An often bizarre, sometimes profound, occasionally difficult but generally rewarding read. I’ve dipped my toes into Anthropology a few times and have always found it interesting – after all the subject matter is people who I find endlessly fascinating anyway. In another time and another place I could have so been an Anthropologist - maybe I am already. I’m always trying to figure out exactly why people do (or don’t do) what they’re doing. Definitely a recommended read for anyone interested in our relationship to the stuff many of us hold dear.
2 comments:
So what answers did you find about why we have certain things or attach to them? My house is full of things, but only a few elicit an emotion from me when I see them. I have an old iron bed, nothing special, that I've owned for twenty years. I can't bear to part with it. I love its shape, it was the first piece of furniture I purchased when I took control of my life, and is symbolic of my independence. I have countless oil lamps in the house. I love the curves of their design. I love their basic utility and simplicity. I'm forever picking up old lamps or pieces of lamps, reassembling various parts, and bringing them back to life.

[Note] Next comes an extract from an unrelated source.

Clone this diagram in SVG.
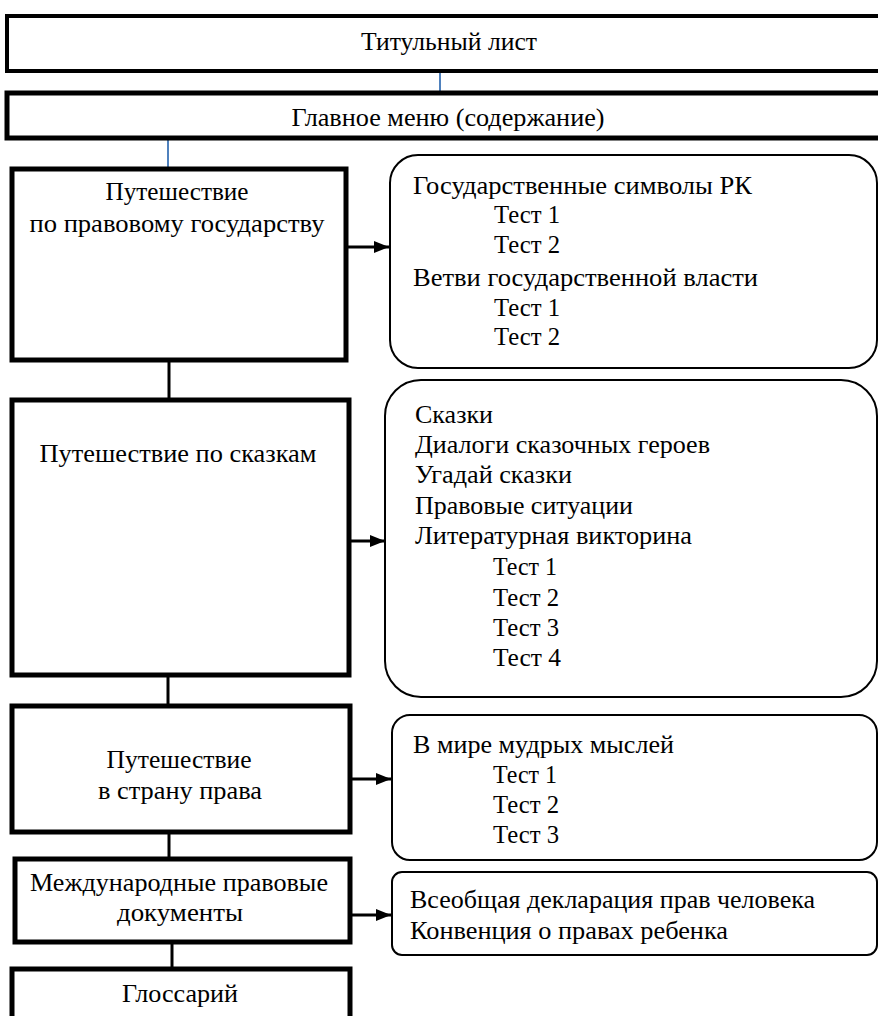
<svg xmlns="http://www.w3.org/2000/svg" width="878" height="1016" viewBox="0 0 878 1016">
<defs>
<style>
.bx{fill:#fff;stroke:#000;stroke-width:5}
.rb{fill:#fff;stroke:#000;stroke-width:2}
.t{font-family:"Liberation Serif","Times New Roman",serif;font-size:26px;fill:#000}
.c{text-anchor:middle}
.ln{stroke:#000;stroke-width:3;fill:none}
.bl{stroke:#4f81bd;stroke-width:2;fill:none}
</style>
<marker id="ar" markerUnits="userSpaceOnUse" markerWidth="16" markerHeight="14" refX="15" refY="7" orient="auto">
<path d="M0,1 L15,7 L0,13 Z" fill="#000"/>
</marker>
</defs>
<rect width="878" height="1016" fill="#fff"/>
<g id="connectors">
<line class="bl" x1="440" y1="71" x2="440" y2="93"/>
<line class="bl" x1="168" y1="138" x2="168" y2="167"/>
<line class="ln" x1="169" y1="362" x2="169" y2="398"/>
<line class="ln" x1="168" y1="677" x2="168" y2="704"/>
<line class="ln" x1="169" y1="834" x2="169" y2="857"/>
<line class="ln" x1="172" y1="944" x2="172" y2="967"/>
<line class="ln" x1="348" y1="247" x2="389" y2="247" marker-end="url(#ar)"/>
<line class="ln" x1="351" y1="541" x2="385" y2="541" marker-end="url(#ar)"/>
<line class="ln" x1="352" y1="779" x2="391" y2="779" marker-end="url(#ar)"/>
<line class="ln" x1="352" y1="915" x2="391" y2="915" marker-end="url(#ar)"/>
</g>
<g id="title">
<rect x="7" y="16" width="890" height="55" fill="#fff" stroke="#000" stroke-width="4"/>
<text class="t c" x="449" y="50" textLength="176" lengthAdjust="spacingAndGlyphs">Титульный лист</text>
</g>
<g id="menu">
<rect x="7" y="93" width="890" height="45" class="bx"/>
<text class="t c" x="448" y="126" textLength="313" lengthAdjust="spacingAndGlyphs">Главное меню (содержание)</text>
</g>
<g id="box1">
<rect x="12" y="169" width="334" height="191" class="bx"/>
<text class="t c" x="177" y="200" textLength="143" lengthAdjust="spacingAndGlyphs">Путешествие</text>
<text class="t c" x="177" y="232" textLength="295" lengthAdjust="spacingAndGlyphs">по правовому государству</text>
</g>
<g id="list1">
<rect x="390" y="155" width="487" height="213" rx="28" class="rb"/>
<text class="t" x="413" y="194" textLength="339" lengthAdjust="spacingAndGlyphs">Государственные символы РК</text>
<text class="t" x="494" y="223" textLength="66" lengthAdjust="spacingAndGlyphs">Тест 1</text>
<text class="t" x="494" y="253" textLength="66" lengthAdjust="spacingAndGlyphs">Тест 2</text>
<text class="t" x="413" y="286" textLength="345" lengthAdjust="spacingAndGlyphs">Ветви государственной власти</text>
<text class="t" x="494" y="316" textLength="66" lengthAdjust="spacingAndGlyphs">Тест 1</text>
<text class="t" x="494" y="345" textLength="66" lengthAdjust="spacingAndGlyphs">Тест 2</text>
</g>
<g id="box2">
<rect x="12" y="400" width="337" height="275" class="bx"/>
<text class="t c" x="178" y="462" textLength="277" lengthAdjust="spacingAndGlyphs">Путешествие по сказкам</text>
</g>
<g id="list2">
<rect x="385" y="380" width="492" height="317" rx="36" class="rb"/>
<text class="t" x="415" y="423" textLength="78" lengthAdjust="spacingAndGlyphs">Сказки</text>
<text class="t" x="415" y="453" textLength="295" lengthAdjust="spacingAndGlyphs">Диалоги сказочных героев</text>
<text class="t" x="415" y="483" textLength="157" lengthAdjust="spacingAndGlyphs">Угадай сказки</text>
<text class="t" x="415" y="514" textLength="218" lengthAdjust="spacingAndGlyphs">Правовые ситуации</text>
<text class="t" x="415" y="544" textLength="277" lengthAdjust="spacingAndGlyphs">Литературная викторина</text>
<text class="t" x="493" y="575" textLength="64" lengthAdjust="spacingAndGlyphs">Тест 1</text>
<text class="t" x="493" y="606" textLength="66" lengthAdjust="spacingAndGlyphs">Тест 2</text>
<text class="t" x="493" y="636" textLength="66" lengthAdjust="spacingAndGlyphs">Тест 3</text>
<text class="t" x="493" y="666" textLength="68" lengthAdjust="spacingAndGlyphs">Тест 4</text>
</g>
<g id="box3">
<rect x="12" y="706" width="338" height="126" class="bx"/>
<text class="t c" x="179" y="768" textLength="145" lengthAdjust="spacingAndGlyphs">Путешествие</text>
<text class="t c" x="180" y="799" textLength="164" lengthAdjust="spacingAndGlyphs">в страну права</text>
</g>
<g id="list3">
<rect x="392" y="715" width="485" height="145" rx="18" class="rb"/>
<text class="t" x="413" y="753" textLength="261" lengthAdjust="spacingAndGlyphs">В мире мудрых мыслей</text>
<text class="t" x="493" y="783" textLength="64" lengthAdjust="spacingAndGlyphs">Тест 1</text>
<text class="t" x="493" y="813" textLength="66" lengthAdjust="spacingAndGlyphs">Тест 2</text>
<text class="t" x="493" y="843" textLength="66" lengthAdjust="spacingAndGlyphs">Тест 3</text>
</g>
<g id="box4">
<rect x="15" y="859" width="335" height="83" class="bx"/>
<text class="t c" x="179" y="891" textLength="298" lengthAdjust="spacingAndGlyphs">Международные правовые</text>
<text class="t c" x="180" y="921" textLength="126" lengthAdjust="spacingAndGlyphs">документы</text>
</g>
<g id="list4">
<rect x="392" y="872" width="485" height="83" rx="10" class="rb"/>
<text class="t" x="410" y="908" textLength="405" lengthAdjust="spacingAndGlyphs">Всеобщая декларация прав человека</text>
<text class="t" x="410" y="939" textLength="318" lengthAdjust="spacingAndGlyphs">Конвенция о правах ребенка</text>
</g>
<g id="box5">
<rect x="12" y="969" width="338" height="60" class="bx"/>
<text class="t c" x="180" y="1002" textLength="116" lengthAdjust="spacingAndGlyphs">Глоссарий</text>
</g>
</svg>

As with most of these things it raised far more questions than answers. [grin]
I'm still very new to Anthropology and am just getting my head around the basics. What is obvious to me is that our manufactured goods are far from neutral as far as their cultural impact or significance go, no matter what form they take. The other rather obvious thing is that different cultures across the world react to our stuff in different ways because of their individual histories. We may, eventually, become one big homogeneous mass of humanity at some point in the future but until that happens a mobile phone in Texas will not be the same as a mobile phone in Hong Kong. Just thinking like that is, I think, a step in the right direction.